[Given data start]

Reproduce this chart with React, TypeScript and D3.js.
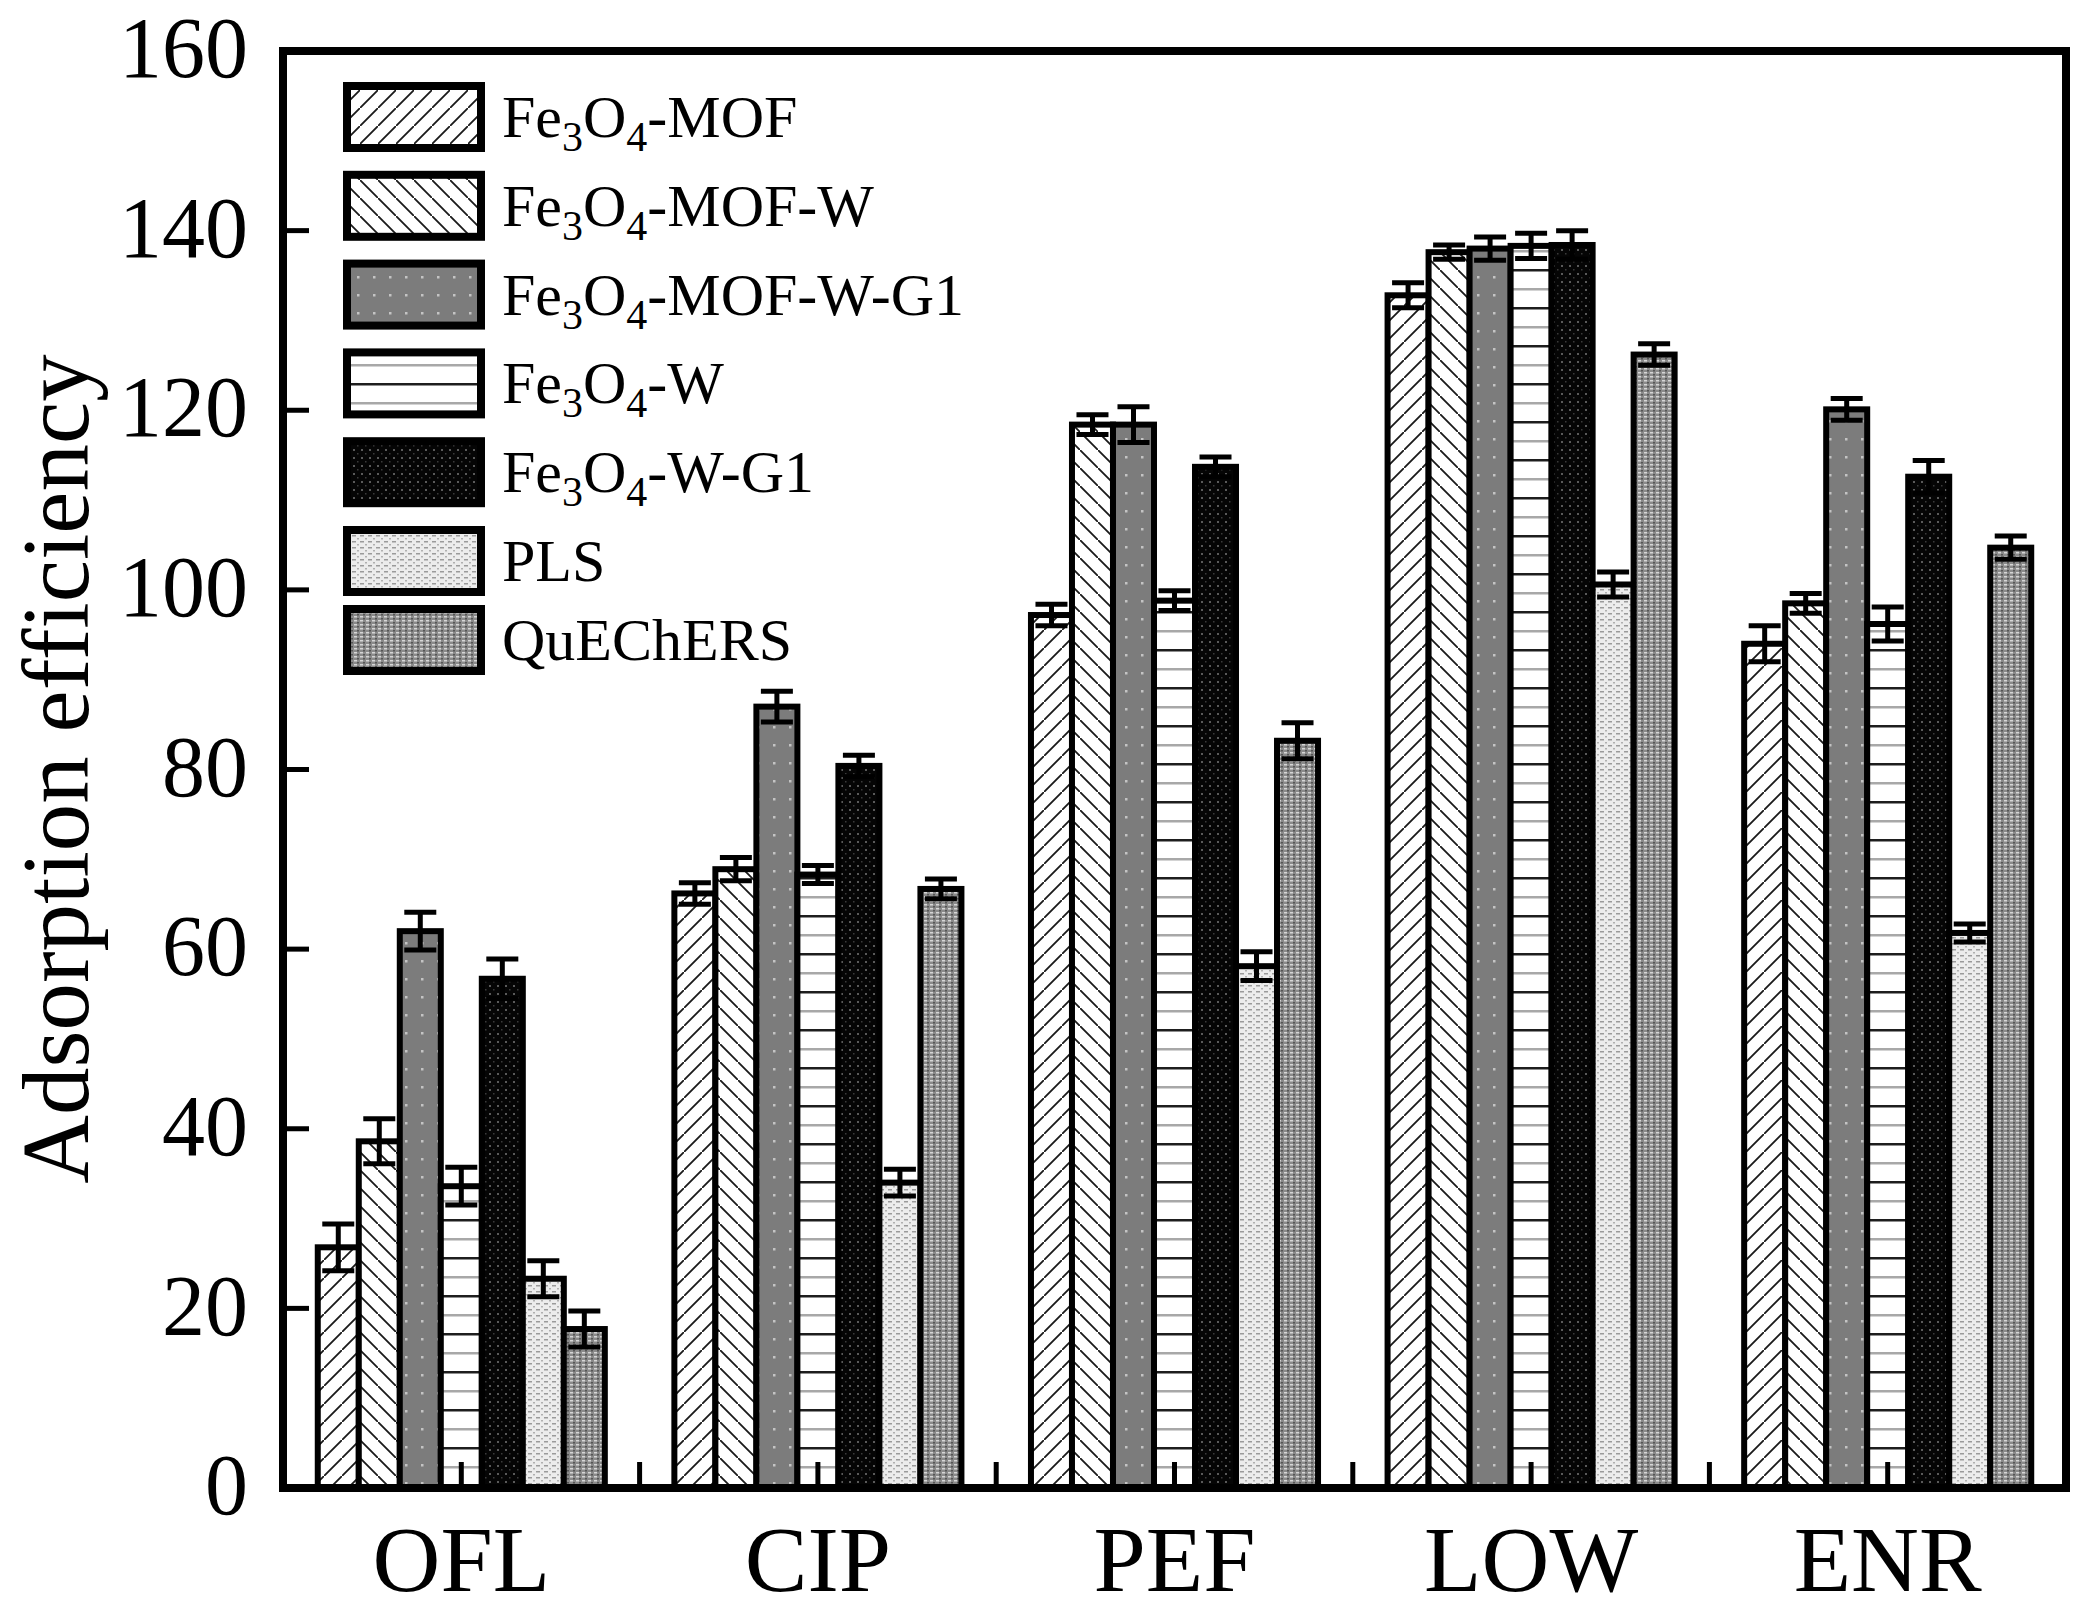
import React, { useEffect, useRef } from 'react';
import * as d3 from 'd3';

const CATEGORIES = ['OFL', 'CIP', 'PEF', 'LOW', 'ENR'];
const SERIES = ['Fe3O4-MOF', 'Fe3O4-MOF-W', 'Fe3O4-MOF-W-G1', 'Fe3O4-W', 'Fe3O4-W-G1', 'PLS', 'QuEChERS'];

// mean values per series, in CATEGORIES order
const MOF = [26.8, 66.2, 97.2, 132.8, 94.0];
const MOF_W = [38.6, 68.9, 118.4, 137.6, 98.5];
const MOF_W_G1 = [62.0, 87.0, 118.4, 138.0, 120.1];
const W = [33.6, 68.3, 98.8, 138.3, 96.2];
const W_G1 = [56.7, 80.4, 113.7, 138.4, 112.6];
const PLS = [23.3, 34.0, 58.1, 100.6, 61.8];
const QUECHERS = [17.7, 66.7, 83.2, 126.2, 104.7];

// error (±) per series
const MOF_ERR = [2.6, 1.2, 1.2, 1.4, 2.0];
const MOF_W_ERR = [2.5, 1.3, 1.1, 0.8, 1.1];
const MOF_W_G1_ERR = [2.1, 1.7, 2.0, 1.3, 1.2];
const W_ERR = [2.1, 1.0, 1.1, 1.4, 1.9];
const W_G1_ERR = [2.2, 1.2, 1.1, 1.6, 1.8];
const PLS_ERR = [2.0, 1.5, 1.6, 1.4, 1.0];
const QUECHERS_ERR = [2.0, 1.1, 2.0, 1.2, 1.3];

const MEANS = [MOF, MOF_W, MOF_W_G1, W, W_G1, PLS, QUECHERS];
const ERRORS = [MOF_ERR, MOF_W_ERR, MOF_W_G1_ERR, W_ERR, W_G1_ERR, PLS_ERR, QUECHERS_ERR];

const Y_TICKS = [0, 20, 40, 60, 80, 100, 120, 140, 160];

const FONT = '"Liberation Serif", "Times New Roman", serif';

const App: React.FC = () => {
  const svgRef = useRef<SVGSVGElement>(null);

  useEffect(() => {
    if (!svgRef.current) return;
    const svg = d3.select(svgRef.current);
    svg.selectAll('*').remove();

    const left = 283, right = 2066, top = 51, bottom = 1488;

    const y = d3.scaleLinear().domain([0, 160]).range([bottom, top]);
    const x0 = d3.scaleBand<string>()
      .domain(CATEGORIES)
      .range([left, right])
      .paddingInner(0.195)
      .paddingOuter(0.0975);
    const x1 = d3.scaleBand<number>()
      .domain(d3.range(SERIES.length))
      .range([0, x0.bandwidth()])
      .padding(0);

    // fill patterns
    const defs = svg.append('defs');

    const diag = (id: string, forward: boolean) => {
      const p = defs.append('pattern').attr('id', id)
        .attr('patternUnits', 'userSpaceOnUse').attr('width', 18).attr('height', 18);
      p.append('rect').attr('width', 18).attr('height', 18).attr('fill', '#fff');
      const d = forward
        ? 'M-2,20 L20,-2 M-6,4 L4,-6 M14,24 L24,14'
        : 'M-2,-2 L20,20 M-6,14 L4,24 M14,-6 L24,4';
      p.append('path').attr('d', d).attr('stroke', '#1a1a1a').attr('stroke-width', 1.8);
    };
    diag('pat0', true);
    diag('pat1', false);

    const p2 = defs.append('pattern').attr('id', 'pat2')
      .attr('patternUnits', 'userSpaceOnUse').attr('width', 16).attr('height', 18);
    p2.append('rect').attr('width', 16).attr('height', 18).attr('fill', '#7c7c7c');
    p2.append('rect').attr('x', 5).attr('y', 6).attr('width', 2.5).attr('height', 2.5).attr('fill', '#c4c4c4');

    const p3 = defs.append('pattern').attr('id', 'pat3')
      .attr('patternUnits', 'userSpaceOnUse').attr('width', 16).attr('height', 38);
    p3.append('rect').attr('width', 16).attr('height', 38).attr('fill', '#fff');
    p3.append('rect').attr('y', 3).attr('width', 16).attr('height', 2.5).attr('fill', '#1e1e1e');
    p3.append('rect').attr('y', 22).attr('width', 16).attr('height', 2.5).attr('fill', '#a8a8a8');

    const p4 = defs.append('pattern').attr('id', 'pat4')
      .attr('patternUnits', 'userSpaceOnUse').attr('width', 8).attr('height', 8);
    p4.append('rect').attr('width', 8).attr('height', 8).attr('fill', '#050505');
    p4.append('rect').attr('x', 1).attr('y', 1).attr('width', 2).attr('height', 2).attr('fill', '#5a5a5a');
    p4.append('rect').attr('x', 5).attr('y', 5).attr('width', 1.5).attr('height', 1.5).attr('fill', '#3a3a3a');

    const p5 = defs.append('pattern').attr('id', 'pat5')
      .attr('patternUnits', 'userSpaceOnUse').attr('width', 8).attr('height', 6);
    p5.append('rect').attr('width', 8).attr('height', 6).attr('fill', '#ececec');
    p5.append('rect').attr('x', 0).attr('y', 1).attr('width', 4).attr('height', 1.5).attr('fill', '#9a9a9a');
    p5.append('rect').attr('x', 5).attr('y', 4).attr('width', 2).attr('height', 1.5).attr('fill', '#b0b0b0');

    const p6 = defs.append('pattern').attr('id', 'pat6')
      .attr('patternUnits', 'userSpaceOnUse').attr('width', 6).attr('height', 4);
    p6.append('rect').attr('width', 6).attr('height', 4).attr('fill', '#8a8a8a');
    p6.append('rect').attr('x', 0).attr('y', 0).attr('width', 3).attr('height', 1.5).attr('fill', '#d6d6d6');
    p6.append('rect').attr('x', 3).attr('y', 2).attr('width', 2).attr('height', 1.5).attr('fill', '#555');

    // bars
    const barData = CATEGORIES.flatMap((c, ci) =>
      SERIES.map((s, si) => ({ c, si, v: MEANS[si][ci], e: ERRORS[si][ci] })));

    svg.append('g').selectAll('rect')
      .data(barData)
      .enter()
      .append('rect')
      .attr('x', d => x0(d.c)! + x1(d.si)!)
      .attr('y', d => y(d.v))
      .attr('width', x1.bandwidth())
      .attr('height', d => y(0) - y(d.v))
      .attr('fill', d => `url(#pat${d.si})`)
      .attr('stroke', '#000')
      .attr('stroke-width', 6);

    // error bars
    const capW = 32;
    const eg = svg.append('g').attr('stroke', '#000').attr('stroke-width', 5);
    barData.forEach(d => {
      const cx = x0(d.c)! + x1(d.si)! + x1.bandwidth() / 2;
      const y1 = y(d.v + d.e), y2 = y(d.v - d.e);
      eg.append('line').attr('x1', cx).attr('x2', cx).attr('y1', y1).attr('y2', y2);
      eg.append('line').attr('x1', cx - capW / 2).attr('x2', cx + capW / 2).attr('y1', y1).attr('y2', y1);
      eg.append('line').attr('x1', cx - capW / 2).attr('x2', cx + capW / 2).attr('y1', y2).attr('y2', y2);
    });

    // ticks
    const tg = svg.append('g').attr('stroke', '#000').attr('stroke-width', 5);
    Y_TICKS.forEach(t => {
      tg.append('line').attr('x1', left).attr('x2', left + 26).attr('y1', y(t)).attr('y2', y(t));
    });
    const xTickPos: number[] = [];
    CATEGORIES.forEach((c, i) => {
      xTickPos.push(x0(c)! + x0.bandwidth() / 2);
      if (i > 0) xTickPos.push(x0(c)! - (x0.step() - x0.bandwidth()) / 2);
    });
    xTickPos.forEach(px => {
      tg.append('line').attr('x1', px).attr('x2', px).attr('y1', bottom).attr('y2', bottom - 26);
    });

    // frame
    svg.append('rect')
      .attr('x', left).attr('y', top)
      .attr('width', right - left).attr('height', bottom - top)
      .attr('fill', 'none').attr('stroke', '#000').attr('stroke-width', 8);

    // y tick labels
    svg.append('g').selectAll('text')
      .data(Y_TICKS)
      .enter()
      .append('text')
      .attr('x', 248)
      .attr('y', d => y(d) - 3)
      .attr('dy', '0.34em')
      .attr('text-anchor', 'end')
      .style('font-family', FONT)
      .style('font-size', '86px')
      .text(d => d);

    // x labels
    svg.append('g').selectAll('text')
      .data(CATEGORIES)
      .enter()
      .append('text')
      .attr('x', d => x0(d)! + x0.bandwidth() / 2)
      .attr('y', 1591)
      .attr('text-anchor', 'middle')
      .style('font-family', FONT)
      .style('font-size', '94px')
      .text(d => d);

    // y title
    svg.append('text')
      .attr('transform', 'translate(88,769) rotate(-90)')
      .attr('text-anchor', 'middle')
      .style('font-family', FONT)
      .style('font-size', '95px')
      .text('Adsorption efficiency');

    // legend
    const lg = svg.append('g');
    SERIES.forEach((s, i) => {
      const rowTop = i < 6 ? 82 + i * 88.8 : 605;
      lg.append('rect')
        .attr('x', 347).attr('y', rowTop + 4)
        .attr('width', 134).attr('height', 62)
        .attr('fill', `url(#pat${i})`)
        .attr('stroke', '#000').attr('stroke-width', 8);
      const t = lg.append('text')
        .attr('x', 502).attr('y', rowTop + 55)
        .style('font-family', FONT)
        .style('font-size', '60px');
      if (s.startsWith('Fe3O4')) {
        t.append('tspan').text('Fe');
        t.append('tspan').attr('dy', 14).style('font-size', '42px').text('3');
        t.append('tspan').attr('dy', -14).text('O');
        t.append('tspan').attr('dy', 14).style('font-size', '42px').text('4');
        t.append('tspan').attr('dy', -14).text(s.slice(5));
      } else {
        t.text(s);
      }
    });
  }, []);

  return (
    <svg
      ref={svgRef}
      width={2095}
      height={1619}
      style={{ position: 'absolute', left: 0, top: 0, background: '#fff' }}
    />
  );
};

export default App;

[Given data end]

▶ _Directive_
Please reproduce the listing exactly from its opening line through the line that contains "import * as d3 from 'd3';", both included, with all pictures omitted.

▶ _Final result_
Reproduce this chart with React, TypeScript and D3.js.
import React, { useEffect, useRef } from 'react';
import * as d3 from 'd3';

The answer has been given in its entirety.